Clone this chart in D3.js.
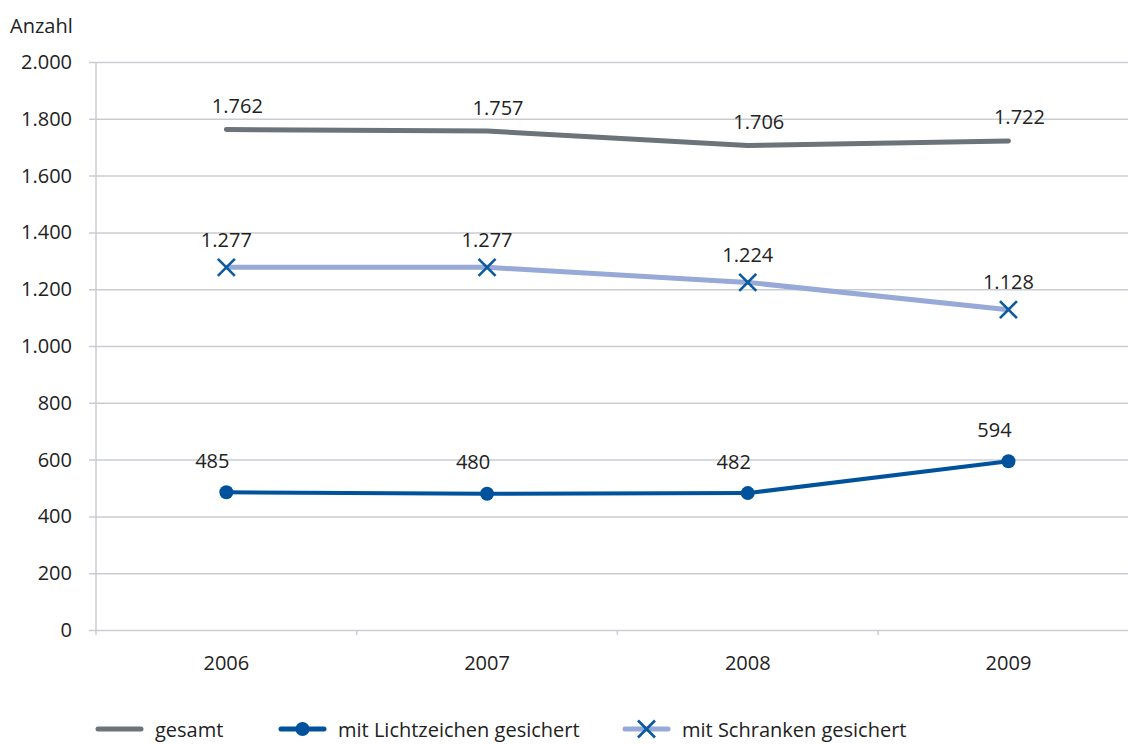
<!DOCTYPE html>
<html>
<head>
<meta charset="utf-8">
<script src="https://cdn.jsdelivr.net/npm/d3@7"></script>
<style>
  html, body { margin: 0; padding: 0; background: #fff; }
  svg { display: block; font-family: "Open Sans", "DejaVu Sans", sans-serif; }
</style>
</head>
<body>
<svg id="chart" width="1128" height="744"></svg>
<script>
// Bahnübergänge nach Sicherungsart, 2006–2009
const years = ["2006", "2007", "2008", "2009"];
const gesamt = [1762, 1757, 1706, 1722];
const lichtzeichen = [485, 480, 482, 594];
const schranken = [1277, 1277, 1224, 1128];
const yTicks = [0, 200, 400, 600, 800, 1000, 1200, 1400, 1600, 1800, 2000];
const seriesNames = ["gesamt", "mit Lichtzeichen gesichert", "mit Schranken gesichert"];

const fmt = d3.formatLocale({ decimal: ",", thousands: ".", grouping: [3], currency: ["", " €"] }).format(",d");

const svg = d3.select("#chart");
const W = 1128;
const plotLeft = 96, plotTop = 62, plotBottom = 630;
const step = 260.7;

const x = d3.scaleBand().domain(years).range([plotLeft, plotLeft + step * years.length]).padding(0);
const cx = d => x(d) + x.bandwidth() / 2;
const y = d3.scaleLinear().domain([0, 2000]).range([plotBottom, plotTop]);

const gridColor = "#c9cdd2";
const textColor = "#222";

// horizontal grid lines + y labels
const yAxis = d3.axisLeft(y).tickValues(yTicks).tickFormat(fmt)
  .tickSize(-(W - plotLeft)).tickPadding(24);
const gy = svg.append("g").attr("transform", `translate(${plotLeft},0)`).call(yAxis);
gy.select(".domain").remove();
gy.selectAll(".tick line").attr("x1", -7).attr("stroke", gridColor).attr("stroke-width", 1.5);
gy.selectAll(".tick text").attr("fill", textColor).attr("font-size", 20)
  .attr("font-family", "'Open Sans', sans-serif");

// vertical axis line
svg.append("line").attr("x1", plotLeft).attr("x2", plotLeft).attr("y1", plotTop).attr("y2", plotBottom + 5)
  .attr("stroke", gridColor).attr("stroke-width", 1.5);

// category axis
const xAxis = d3.axisBottom(x).tickSize(0).tickPadding(26);
const gx = svg.append("g").attr("transform", `translate(0,${plotBottom})`).call(xAxis);
gx.select(".domain").remove();
gx.selectAll(".tick text").attr("fill", textColor).attr("font-size", 20)
  .attr("font-family", "'Open Sans', sans-serif");
// boundary ticks between categories
svg.append("g").selectAll("line").data(years.slice(1)).join("line")
  .attr("x1", d => x(d)).attr("x2", d => x(d))
  .attr("y1", plotBottom).attr("y2", plotBottom + 5)
  .attr("stroke", gridColor).attr("stroke-width", 1.5);

// axis title
svg.append("text").attr("x", 10).attr("y", 33).attr("font-size", 20).attr("fill", textColor)
  .text("Anzahl");

const line = d3.line().x((d, i) => cx(years[i])).y(d => y(d));

const colors = { gesamt: "#6c747a", licht: "#00529c", schrLine: "#97a9d7", schrMark: "#0a5aa2" };

// gesamt
svg.append("path").datum(gesamt).attr("d", line).attr("fill", "none")
  .attr("stroke", colors.gesamt).attr("stroke-width", 5).attr("stroke-linecap", "round")
  .attr("stroke-linejoin", "round");

// mit Schranken gesichert
svg.append("path").datum(schranken).attr("d", line).attr("fill", "none")
  .attr("stroke", colors.schrLine).attr("stroke-width", 5).attr("stroke-linejoin", "round");
const xMark = (g, s) => {
  g.append("line").attr("x1", -s).attr("y1", -s).attr("x2", s).attr("y2", s);
  g.append("line").attr("x1", -s).attr("y1", s).attr("x2", s).attr("y2", -s);
};
svg.append("g").selectAll("g").data(schranken).join("g")
  .attr("transform", (d, i) => `translate(${cx(years[i])},${y(d)})`)
  .attr("stroke", colors.schrMark).attr("stroke-width", 2.6)
  .each(function () { xMark(d3.select(this), 8.5); });

// mit Lichtzeichen gesichert
svg.append("path").datum(lichtzeichen).attr("d", line).attr("fill", "none")
  .attr("stroke", colors.licht).attr("stroke-width", 4).attr("stroke-linejoin", "round");
svg.append("g").selectAll("circle").data(lichtzeichen).join("circle")
  .attr("cx", (d, i) => cx(years[i])).attr("cy", d => y(d)).attr("r", 7)
  .attr("fill", colors.licht);

// value labels
function labels(values, dx, dy) {
  svg.append("g").selectAll("text").data(values).join("text")
    .attr("x", (d, i) => cx(years[i]) + dx).attr("y", d => y(d) + dy)
    .attr("text-anchor", "middle").attr("dominant-baseline", "central")
    .attr("font-size", 20).attr("fill", textColor)
    .text(d => fmt(d));
}
labels(gesamt, 11, -24);
labels(schranken, 0, -28);
labels(lichtzeichen, -14, -32);

// legend
const ly = 729;
const leg = svg.append("g");
function legendItem(x0, name, kind) {
  const g = leg.append("g").attr("transform", `translate(${x0},${ly})`);
  if (kind === "gesamt") {
    g.append("line").attr("x1", 0).attr("x2", 43).attr("stroke", colors.gesamt)
      .attr("stroke-width", 5).attr("stroke-linecap", "round");
  } else if (kind === "licht") {
    g.append("line").attr("x1", 0).attr("x2", 43).attr("stroke", colors.licht)
      .attr("stroke-width", 5).attr("stroke-linecap", "round");
    g.append("circle").attr("cx", 21.5).attr("cy", 0).attr("r", 7).attr("fill", colors.licht);
  } else {
    g.append("line").attr("x1", 0).attr("x2", 43).attr("stroke", colors.schrLine)
      .attr("stroke-width", 5).attr("stroke-linecap", "round");
    const m = g.append("g").attr("transform", "translate(21.5,0)")
      .attr("stroke", colors.schrMark).attr("stroke-width", 2.6);
    xMark(m, 8.5);
  }
  g.append("text").attr("x", 57).attr("y", 0).attr("dominant-baseline", "central")
    .attr("font-size", 20).attr("fill", textColor).text(name);
}
legendItem(98, seriesNames[0], "gesamt");
legendItem(281, seriesNames[1], "licht");
legendItem(625, seriesNames[2], "schr");
</script>
</body>
</html>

────────────────────

*REQUIRED WORK*
Scan the lines above for "this", then copy every one that has it.

*SOLUTION*
Clone this chart in D3.js.
  .each(function () { xMark(d3.select(this), 8.5); });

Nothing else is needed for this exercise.